▼▼▼

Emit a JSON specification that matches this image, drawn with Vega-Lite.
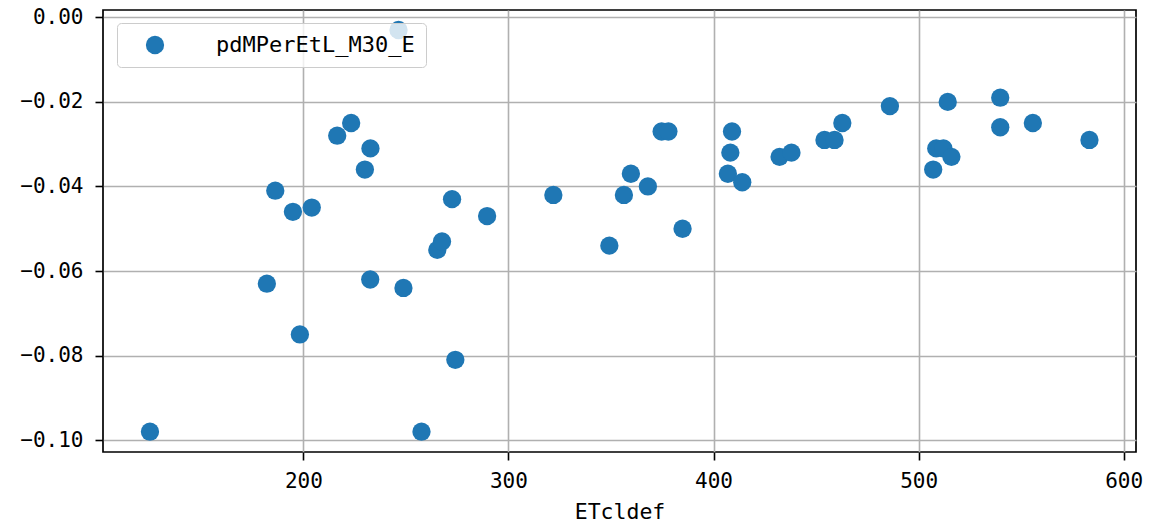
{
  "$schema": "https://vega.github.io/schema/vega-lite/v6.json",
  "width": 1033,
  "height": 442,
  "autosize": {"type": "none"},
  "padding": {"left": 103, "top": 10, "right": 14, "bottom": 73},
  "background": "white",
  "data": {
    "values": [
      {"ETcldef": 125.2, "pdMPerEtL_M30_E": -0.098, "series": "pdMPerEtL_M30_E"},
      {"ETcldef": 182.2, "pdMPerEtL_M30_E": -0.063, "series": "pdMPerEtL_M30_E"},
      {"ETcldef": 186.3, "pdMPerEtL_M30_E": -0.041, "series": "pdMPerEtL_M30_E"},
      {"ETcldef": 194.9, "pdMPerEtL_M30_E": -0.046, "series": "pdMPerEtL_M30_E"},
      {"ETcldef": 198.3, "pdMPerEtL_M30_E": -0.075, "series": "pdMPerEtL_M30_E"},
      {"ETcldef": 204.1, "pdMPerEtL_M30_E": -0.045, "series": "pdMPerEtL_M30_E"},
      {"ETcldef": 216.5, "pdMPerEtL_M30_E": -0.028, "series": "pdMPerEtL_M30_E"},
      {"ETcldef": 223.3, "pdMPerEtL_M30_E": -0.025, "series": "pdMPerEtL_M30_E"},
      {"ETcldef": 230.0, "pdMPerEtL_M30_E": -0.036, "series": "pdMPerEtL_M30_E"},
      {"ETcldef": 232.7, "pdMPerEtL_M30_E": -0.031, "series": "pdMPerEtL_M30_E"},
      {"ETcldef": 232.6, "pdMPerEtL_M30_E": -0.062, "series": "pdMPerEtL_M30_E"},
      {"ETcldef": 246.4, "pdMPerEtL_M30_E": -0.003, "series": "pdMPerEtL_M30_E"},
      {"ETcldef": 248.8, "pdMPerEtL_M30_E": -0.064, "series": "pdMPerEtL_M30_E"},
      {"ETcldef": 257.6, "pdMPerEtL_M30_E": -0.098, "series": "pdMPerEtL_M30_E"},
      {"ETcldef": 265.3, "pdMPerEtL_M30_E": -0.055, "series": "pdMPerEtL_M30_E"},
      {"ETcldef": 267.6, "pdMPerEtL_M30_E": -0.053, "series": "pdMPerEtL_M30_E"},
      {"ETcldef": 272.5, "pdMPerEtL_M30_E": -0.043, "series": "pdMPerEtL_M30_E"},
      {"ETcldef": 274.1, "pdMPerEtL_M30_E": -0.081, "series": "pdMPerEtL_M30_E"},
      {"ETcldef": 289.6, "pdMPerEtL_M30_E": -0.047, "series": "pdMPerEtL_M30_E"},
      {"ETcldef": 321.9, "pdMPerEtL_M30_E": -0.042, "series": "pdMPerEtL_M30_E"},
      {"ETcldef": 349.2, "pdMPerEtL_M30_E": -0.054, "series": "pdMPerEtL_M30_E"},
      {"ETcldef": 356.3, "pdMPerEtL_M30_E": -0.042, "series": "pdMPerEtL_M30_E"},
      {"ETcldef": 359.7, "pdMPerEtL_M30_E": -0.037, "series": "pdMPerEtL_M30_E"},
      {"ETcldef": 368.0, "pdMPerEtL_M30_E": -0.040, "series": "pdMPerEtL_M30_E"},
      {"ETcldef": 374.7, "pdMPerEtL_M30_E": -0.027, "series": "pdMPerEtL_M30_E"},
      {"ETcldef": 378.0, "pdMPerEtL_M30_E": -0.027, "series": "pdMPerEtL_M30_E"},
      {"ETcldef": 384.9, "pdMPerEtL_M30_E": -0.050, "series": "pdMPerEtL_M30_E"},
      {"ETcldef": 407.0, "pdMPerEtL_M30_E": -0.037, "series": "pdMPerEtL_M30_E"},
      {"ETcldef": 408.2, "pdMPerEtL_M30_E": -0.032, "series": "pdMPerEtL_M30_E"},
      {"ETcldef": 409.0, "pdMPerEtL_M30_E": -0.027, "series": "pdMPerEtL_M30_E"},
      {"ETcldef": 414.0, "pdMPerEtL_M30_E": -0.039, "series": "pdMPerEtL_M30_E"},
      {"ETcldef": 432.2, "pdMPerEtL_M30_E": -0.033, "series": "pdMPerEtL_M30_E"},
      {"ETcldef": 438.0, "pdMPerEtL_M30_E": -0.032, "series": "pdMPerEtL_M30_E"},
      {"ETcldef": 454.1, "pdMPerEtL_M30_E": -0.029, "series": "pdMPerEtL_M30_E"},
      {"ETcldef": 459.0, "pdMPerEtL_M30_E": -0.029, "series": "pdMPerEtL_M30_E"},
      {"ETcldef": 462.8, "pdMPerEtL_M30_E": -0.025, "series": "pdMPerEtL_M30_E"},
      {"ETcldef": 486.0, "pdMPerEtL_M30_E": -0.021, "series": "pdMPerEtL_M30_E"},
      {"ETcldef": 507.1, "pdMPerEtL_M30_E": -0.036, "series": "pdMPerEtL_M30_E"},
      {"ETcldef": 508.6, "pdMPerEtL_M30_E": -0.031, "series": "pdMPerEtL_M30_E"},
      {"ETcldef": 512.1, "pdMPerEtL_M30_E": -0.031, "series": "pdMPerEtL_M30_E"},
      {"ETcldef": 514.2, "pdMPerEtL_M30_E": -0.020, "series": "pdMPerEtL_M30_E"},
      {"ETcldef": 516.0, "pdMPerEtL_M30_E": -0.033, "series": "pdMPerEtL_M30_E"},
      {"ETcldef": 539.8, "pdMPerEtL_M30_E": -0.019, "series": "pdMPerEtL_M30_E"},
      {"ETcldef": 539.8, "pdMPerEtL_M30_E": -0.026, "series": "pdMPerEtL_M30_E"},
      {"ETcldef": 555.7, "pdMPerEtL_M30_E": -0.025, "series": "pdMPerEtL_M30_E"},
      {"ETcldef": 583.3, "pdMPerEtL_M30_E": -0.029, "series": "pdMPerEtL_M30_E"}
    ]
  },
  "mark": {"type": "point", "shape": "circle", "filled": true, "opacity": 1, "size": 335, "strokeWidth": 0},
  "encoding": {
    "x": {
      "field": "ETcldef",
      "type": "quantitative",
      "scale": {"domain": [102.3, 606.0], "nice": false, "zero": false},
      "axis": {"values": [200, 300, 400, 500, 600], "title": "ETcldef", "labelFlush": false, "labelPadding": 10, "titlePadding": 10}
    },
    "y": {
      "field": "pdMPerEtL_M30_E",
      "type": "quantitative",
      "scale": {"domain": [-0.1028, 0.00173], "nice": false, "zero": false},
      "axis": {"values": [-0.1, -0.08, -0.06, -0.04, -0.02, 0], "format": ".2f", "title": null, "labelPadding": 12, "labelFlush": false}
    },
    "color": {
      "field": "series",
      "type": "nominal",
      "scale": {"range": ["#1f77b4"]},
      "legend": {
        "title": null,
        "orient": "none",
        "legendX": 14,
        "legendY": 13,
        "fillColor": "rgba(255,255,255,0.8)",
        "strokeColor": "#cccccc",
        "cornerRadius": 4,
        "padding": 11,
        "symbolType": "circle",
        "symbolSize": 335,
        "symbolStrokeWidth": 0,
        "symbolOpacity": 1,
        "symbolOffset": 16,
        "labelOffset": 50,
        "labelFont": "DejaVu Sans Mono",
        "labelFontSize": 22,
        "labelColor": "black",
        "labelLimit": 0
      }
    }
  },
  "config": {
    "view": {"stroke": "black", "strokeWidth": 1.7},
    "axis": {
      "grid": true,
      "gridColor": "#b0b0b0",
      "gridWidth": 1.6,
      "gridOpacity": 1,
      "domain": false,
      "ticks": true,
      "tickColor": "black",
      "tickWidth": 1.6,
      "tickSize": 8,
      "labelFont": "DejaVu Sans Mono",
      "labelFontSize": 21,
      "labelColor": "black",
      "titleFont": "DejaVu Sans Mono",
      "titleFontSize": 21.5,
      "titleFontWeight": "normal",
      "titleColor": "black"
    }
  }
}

▲▲▲
▼▼▼

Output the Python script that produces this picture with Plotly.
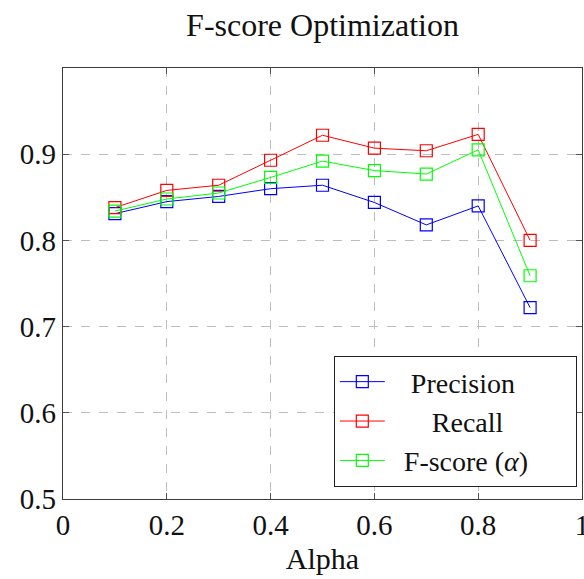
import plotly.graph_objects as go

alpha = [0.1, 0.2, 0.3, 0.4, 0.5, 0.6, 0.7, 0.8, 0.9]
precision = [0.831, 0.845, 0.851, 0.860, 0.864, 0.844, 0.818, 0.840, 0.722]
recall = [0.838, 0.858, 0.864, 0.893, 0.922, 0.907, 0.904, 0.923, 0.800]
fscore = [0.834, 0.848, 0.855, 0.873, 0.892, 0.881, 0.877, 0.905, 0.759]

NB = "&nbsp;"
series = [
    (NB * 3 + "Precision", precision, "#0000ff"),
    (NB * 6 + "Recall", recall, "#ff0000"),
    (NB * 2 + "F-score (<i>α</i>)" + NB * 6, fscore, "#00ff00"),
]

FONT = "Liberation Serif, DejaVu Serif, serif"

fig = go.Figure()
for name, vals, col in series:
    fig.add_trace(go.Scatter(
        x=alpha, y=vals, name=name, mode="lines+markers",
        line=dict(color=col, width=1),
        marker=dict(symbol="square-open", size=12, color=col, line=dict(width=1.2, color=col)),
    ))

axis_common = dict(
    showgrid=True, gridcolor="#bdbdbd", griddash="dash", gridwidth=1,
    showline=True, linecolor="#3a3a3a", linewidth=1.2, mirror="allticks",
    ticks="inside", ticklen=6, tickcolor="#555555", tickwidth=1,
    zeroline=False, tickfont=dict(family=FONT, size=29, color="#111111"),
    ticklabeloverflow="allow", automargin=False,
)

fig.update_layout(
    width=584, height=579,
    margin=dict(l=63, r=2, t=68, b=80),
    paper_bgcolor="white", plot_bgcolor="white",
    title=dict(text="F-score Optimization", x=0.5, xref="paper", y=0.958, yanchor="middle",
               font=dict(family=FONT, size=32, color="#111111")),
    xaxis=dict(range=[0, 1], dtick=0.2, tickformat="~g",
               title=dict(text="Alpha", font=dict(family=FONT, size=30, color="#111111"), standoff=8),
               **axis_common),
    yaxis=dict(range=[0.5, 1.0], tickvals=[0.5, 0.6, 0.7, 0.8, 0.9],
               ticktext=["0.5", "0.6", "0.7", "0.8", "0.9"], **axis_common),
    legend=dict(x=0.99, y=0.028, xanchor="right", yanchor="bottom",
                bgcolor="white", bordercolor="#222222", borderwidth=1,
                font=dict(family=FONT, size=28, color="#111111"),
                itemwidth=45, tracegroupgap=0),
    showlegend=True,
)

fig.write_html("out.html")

▲▲▲

### Given problem:
Scan the records for the string "this". Copy each line in which it appears.

### Exercise output:
Emit a JSON specification that matches this image, drawn with Vega-Lite.
Output the Python script that produces this picture with Plotly.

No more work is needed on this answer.